Say I have a string:
foo: bar:baz : moo:mar:maz
I want to count the number of times a colon appears in this string, with a non-whitespace character immediately to the left or right of it. So foo:
counts for one instance, bar:baz
count for two more, and moo:mar:maz
count for four instances total. We count mar
twice because it's on both the right and left of a colon. The lone colon :
doesn't count for anything, because it's got no adjacent non-whitespace character.
The count for the above string should therefore be 7.
I can do this by regex, as in:
str = "foo: bar:baz : moo:mar:maz"
left = len(re.findall("\S:", str))
right = len(re.findall(":\S", str))
offset = left + right
But I want to do this without regex, as I'm running a script that needs to be as optimised as possible. Is there any way to do this using only string functions?
Here's one method I tried, which basically splits up the string by spaces, then examines each substring and splits that up by colons, counting the number of elements in the resulting list and adding it to the total.
spl = str.split(" ")
count=0
print(spl)
for element in spl:
subspl = element.split(':')
print(subspl)
if len(subspl) > 1:
count += len([s for s in subspl if s != ''])
This almost works, but it fails on moo:mar:maz
- the [s for s in subspl if s != '']
list comprehension returns ['moo', 'mar', 'maz']
, which has three elements. This should add four to the total, not three.
Is there a way to do this using only string methods, or which is faster than regexes?

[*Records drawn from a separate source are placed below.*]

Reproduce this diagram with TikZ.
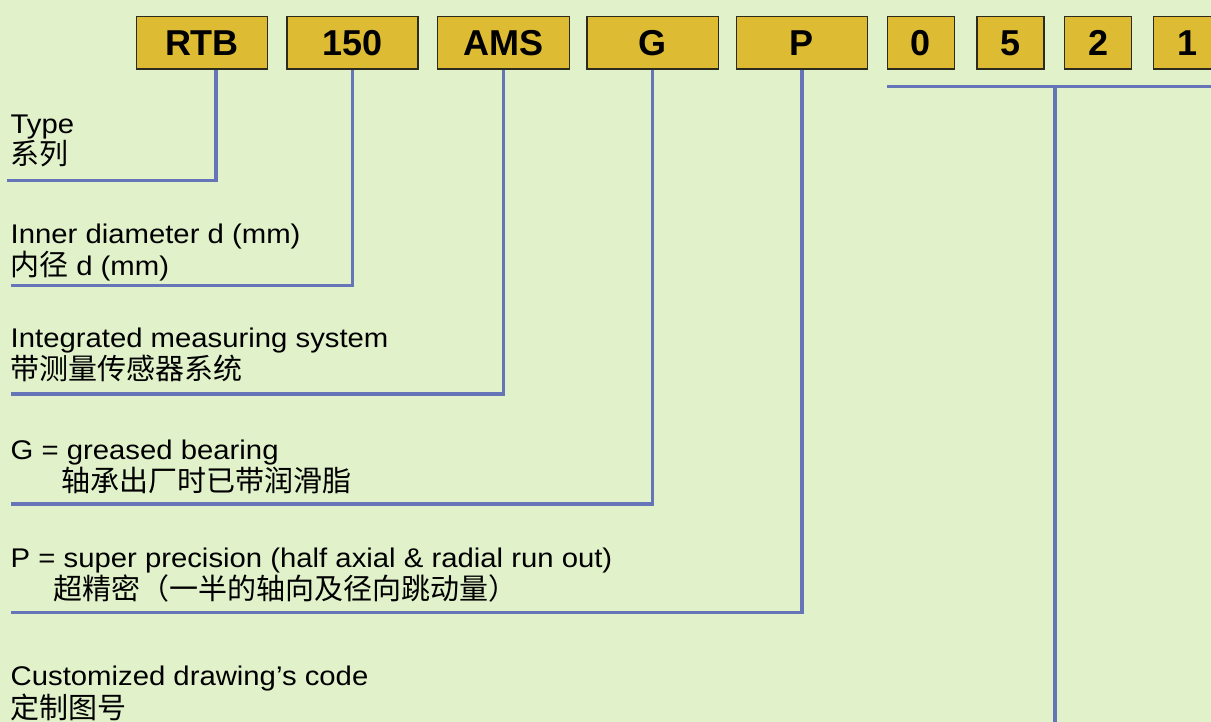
\documentclass[tikz,border=0pt]{standalone}
\usepackage{fontspec}
\setmainfont{Liberation Sans}[FakeStretch=1.085]
\newfontfamily\boxfont{Liberation Sans}
\newfontfamily\cjk{Noto Sans CJK SC}
\definecolor{bgc}{RGB}{225,241,202}
\definecolor{boxfill}{RGB}{221,187,51}
\definecolor{boxline}{RGB}{45,42,30}
\definecolor{leadc}{RGB}{102,116,184}
\begin{document}
\begin{tikzpicture}[x=1pt,y=-1pt,
  codebox/.style={draw=boxline, fill=boxfill, line width=1.3pt, inner sep=0pt,
    text height=25.8pt, text depth=0pt, minimum height=52.6pt, anchor=north west,
    font=\boxfont\bfseries\fontsize{36}{36}\selectfont},
  lbl/.style={anchor=base west, inner sep=0pt, font=\fontsize{27}{32}\selectfont},
  cjklbl/.style={anchor=base west, inner sep=0pt, font=\cjk\fontsize{29}{32}\selectfont},
  leader/.style={draw=leadc, line width=3.2pt}]
\useasboundingbox (0,0) rectangle (1211,722);
\fill[bgc] (0,0) rectangle (1211,722);

% code boxes
\node[codebox, minimum width=131.3pt] (rtb) at (135.7,15.7) {RTB};
\node[codebox, minimum width=131pt] (b150) at (286.3,15.7) {150};
\node[codebox, minimum width=132pt] (ams) at (436.7,15.7) {AMS};
\node[codebox, minimum width=131.2pt] (g) at (586.4,15.7) {G};
\node[codebox, minimum width=131.2pt] (p) at (735.7,15.7) {P};
\node[codebox, minimum width=67pt] (d0) at (886.7,15.7) {0};
\node[codebox, minimum width=67pt] (d5) at (976.3,15.7) {5};
\node[codebox, minimum width=67pt] (d2) at (1064,15.7) {2};
\node[codebox, minimum width=67pt] (d1) at (1153,15.7) {1};

% leader end points
\coordinate (e1) at (7.3,180.7);
\coordinate (e2) at (10.7,285.7);
\coordinate (e3) at (10.7,394);
\coordinate (e4) at (10.7,504);
\coordinate (e5) at (10.7,612.3);
\coordinate (bl) at (887.3,86.7);
\coordinate (br) at (1216,86.7);
\coordinate (bj) at (1055,86.7);
\coordinate (bd) at (1055,730);

\draw[leader] ([xshift=14pt]rtb.south) |- (e1);
\draw[leader] (b150.south) |- (e2);
\draw[leader] (ams.south) |- (e3);
\draw[leader] (g.south) |- (e4);
\draw[leader] (p.south) |- (e5);
\draw[leader] (bl) -- (br);
\draw[leader] (bj) -- (bd);

% labels
\node[lbl] (t1) at (10.5,133.3) {Type};
\node[cjklbl] (t1c) at (10,164.7) {系列};
\node[lbl] (t2) at (10.5,243.3) {Inner diameter d (mm)};
\node[lbl] (t2c) at (10,275.5) {{\cjk\fontsize{29}{32}\selectfont 内径} d (mm)};
\node[lbl] (t3) at (10.5,347.3) {Integrated measuring system};
\node[cjklbl] (t3c) at (10,379.7) {带测量传感器系统};
\node[lbl] (t4) at (10.5,459.3) {G = greased bearing};
\node[cjklbl] (t4c) at (61.5,491.3) {轴承出厂时已带润滑脂};
\node[lbl] (t5) at (10.5,567.3) {P = super precision (half axial \& radial run out)};
\node[cjklbl] (t5c) at (53.5,599.7) {超精密（一半的轴向及径向跳动量）};
\node[lbl] (t6) at (10.5,685.7) {Customized drawing’s code};
\node[cjklbl] (t6c) at (10,718) {定制图号};
\end{tikzpicture}
\end{document}
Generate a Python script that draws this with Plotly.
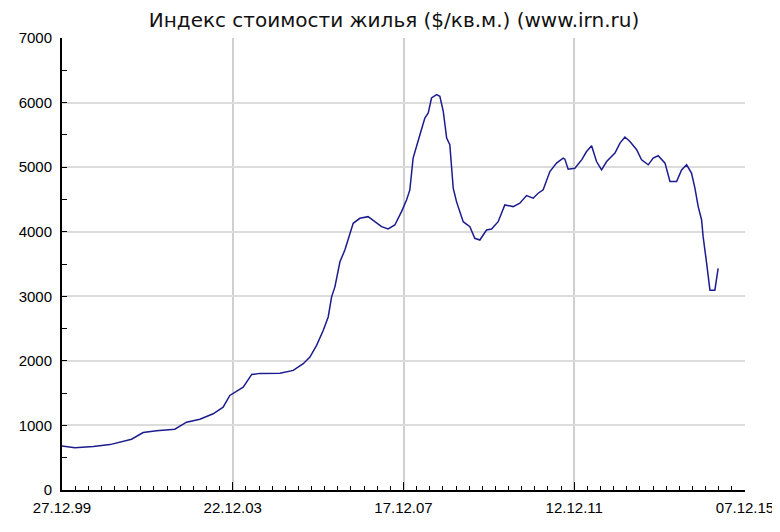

EDIT: An edge case I hadn't considered was pointed out. If the string is foo::bar
foo::::bar
or foo: bar:
I want the code to count 2
in all cases. A colon adjacent to another colon shouldn't count towards the total, so :::
and ::
and :::::::
should all count for 0. I only want to record the number of times where a non-colon, non-whitespace character is immediately adjacent to a colon.